OK, so what they are saying is that The Onion is throwing away 66% of its traffic by serving up 404s instead of serving up page views. Wouldn't they 1) have a better user experience by redirecting to the correct URL 2) have more page views and most important 3) make more money off of ads?
The Internet is trying to give the gift of free traffic and The Onion is saying: "no thanks." Most sites have to pay for traffic, and wouldn't be trowing it away.
Way to play it like Big Media. What's next? A pay wall?
66% of server time, not 66% of traffic. I am not a web developer, but my guess of what's happening: active pages get cached, so 500,000 page views to the homepage uses as much server time as a spider coming across a dead link from 2002. The Onion updates frequently, but not hundreds of time a day, and there's only a (relatively) small number of 'current' articles at any given time. It wouldn't take that many dead links to dwarf the server processing time, as long as they were all distinct links.
As a web analyst, I can tell you that in general old, deprecated content does not get very many visits except from spiders. I would not at all be surprised if the marginal ad revenue is break-even compared to the extra server load.
Note also that they're not just throwing the traffic away. It's a decent 404. It's not the best I've seen, there's room for improvements, but it's directing people straight to the archive so they can look for the story they were linked to.
As I said in my post below, spiders that request article_url/reddit.png or article_url/google-analytics.com/ga.gs do not get a 301 from me because they're not looking at an href of an <a> tag. They're guessing at a URL that never existed. They are legitimate 404 responses.
I feel sorry for John_Onion. The comments here are coming from people who have never looked at server logs (e.g. 'how do you know those are all spiders?'). Looking at my logs I would say at least 75% of my hits (juliusdavies.ca) are spiders. They come and visit every single page a few times a year to see if it's changed. For my own purposes I mirror some open source manuals and specifications (http://juliusdavies.ca/webdocs/). These have been on my site, unchanged, for at least 3 years, and the spiders come every couple months and check every page.
These hits will never (and should never!) translate into even a single real user in my case.
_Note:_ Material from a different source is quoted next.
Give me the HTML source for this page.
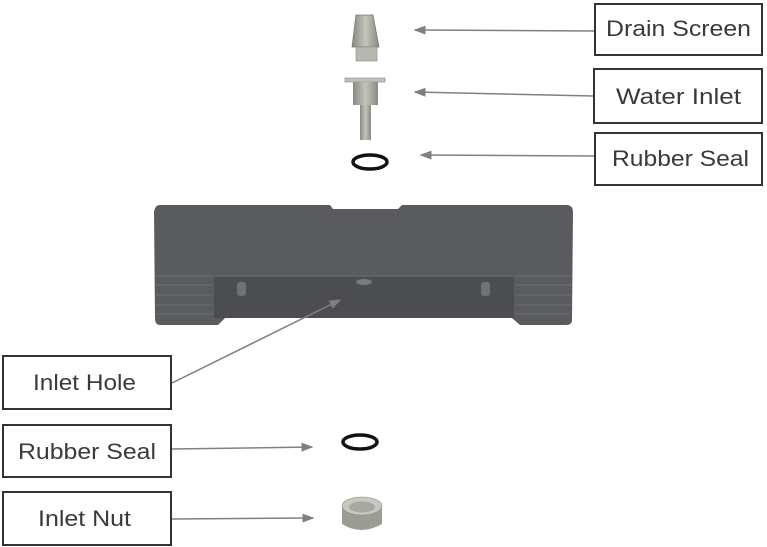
<!DOCTYPE html>
<html><head><meta charset="utf-8"><style>
html,body{margin:0;padding:0;background:#fff;}
svg{display:block}
text{font-family:"Liberation Sans",sans-serif;font-size:22px;fill:#3a3a3a;}
</style></head><body>
<svg width="767" height="547" viewBox="0 0 767 547" xmlns="http://www.w3.org/2000/svg">
<defs>
<marker id="ah" markerWidth="8" markerHeight="6" refX="7" refY="3" orient="auto"><path d="M0,0 L8,3 L0,6 z" fill="#808080"/></marker>
<linearGradient id="g1" x1="0" x2="1"><stop offset="0" stop-color="#8a8a84"/><stop offset=".5" stop-color="#c4c4bc"/><stop offset="1" stop-color="#8a8a84"/></linearGradient>
</defs>
<!-- housing -->
<path d="M160,205 L330,205 L333,209 L398,209 L402,205 L568,205 Q573,206 573,212 L572,320 Q572,325 566,325 L520,325 L512,318 L225,318 L218,325 L160,325 Q155,325 155,318 L154,212 Q155,205 160,205 z" fill="#5a5b5e"/>
<rect x="214" y="276" width="300" height="42" fill="#4c4d50"/>
<g stroke="#6e6f72" stroke-width="1">
<line x1="156" y1="285" x2="213" y2="285"/><line x1="156" y1="295" x2="213" y2="295"/><line x1="156" y1="305" x2="213" y2="305"/><line x1="156" y1="314" x2="213" y2="314"/>
<line x1="515" y1="285" x2="571" y2="285"/><line x1="515" y1="295" x2="571" y2="295"/><line x1="515" y1="305" x2="571" y2="305"/><line x1="515" y1="314" x2="571" y2="314"/>
<line x1="156" y1="276" x2="572" y2="276"/>
</g>
<rect x="237" y="282" width="9" height="14" rx="3" fill="#707175"/>
<rect x="481" y="282" width="9" height="14" rx="3" fill="#707175"/>
<ellipse cx="364" cy="282" rx="8" ry="3" fill="#7a7b7e"/>
<!-- boxes -->
<g fill="#fff" stroke="#333" stroke-width="2">
<rect x="595" y="4" width="167" height="51"/>
<rect x="594" y="69" width="168" height="54"/>
<rect x="595" y="133" width="167" height="52"/>
<rect x="3" y="356" width="168" height="53"/>
<rect x="3" y="425" width="168" height="52"/>
<rect x="3" y="492" width="168" height="53"/>
</g>
<text x="606" y="36" textLength="145" lengthAdjust="spacingAndGlyphs">Drain Screen</text>
<text x="616" y="104" textLength="125" lengthAdjust="spacingAndGlyphs">Water Inlet</text>
<text x="612" y="166" textLength="137" lengthAdjust="spacingAndGlyphs">Rubber Seal</text>
<text x="33" y="390" textLength="103" lengthAdjust="spacingAndGlyphs">Inlet Hole</text>
<text x="18" y="459" textLength="138" lengthAdjust="spacingAndGlyphs">Rubber Seal</text>
<text x="38" y="526" textLength="93" lengthAdjust="spacingAndGlyphs">Inlet Nut</text>
<!-- arrows -->
<g stroke="#808080" stroke-width="1.5" fill="none" marker-end="url(#ah)">
<line x1="594" y1="31" x2="415" y2="30"/>
<line x1="593" y1="96" x2="415" y2="92"/>
<line x1="594" y1="156" x2="421" y2="155"/>
<line x1="172" y1="383" x2="340" y2="300"/>
<line x1="172" y1="449" x2="312" y2="447"/>
<line x1="172" y1="519" x2="313" y2="518"/>
</g>
<!-- drain screen -->
<path d="M356,15 L373,15 L379,47 L352,47 z" fill="url(#g1)" stroke="#777" stroke-width=".8"/>
<rect x="356" y="47" width="21" height="14" fill="#b8b8b0" stroke="#888" stroke-width=".6"/>
<!-- water inlet -->
<rect x="345" y="78" width="40" height="4" fill="#c0c0b8" stroke="#888" stroke-width=".6"/>
<rect x="353" y="82" width="25" height="23" fill="url(#g1)"/>
<rect x="360" y="105" width="11" height="35" fill="url(#g1)"/>
<!-- seals -->
<ellipse cx="370" cy="162" rx="17" ry="7" fill="none" stroke="#111" stroke-width="3.5"/>
<ellipse cx="360" cy="442" rx="17" ry="7" fill="none" stroke="#111" stroke-width="3.5"/>
<!-- nut -->
<path d="M342,508 L342,524 Q361,536 382,524 L382,508 z" fill="#9c9c94"/>
<ellipse cx="362" cy="506" rx="20" ry="9" fill="#c8c8c0" stroke="#888" stroke-width=".6"/>
<ellipse cx="362" cy="507" rx="13" ry="5.5" fill="#a8a8a0"/>
</svg>
</body></html>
This particular link is a perfect troll — the headline stabs at your WTF button, then the comment linked to has zero context clarifying the reasoning but tons of technical details that fuel the nerd rage — people were so trolled by the perceived linkrot and cache problems that they didn't even bite at the obvious SQL & ORM bait!
I don't think you can fix this with code, much less your usual tactic of adding heuristics to moderate/voteweight/ban.
Not to be HN-litist, but I think this post is drawing questionable comments in particular because it's linked in several places from Reddit, from which we are likely receiving a flood of users uninclined to self-moderate.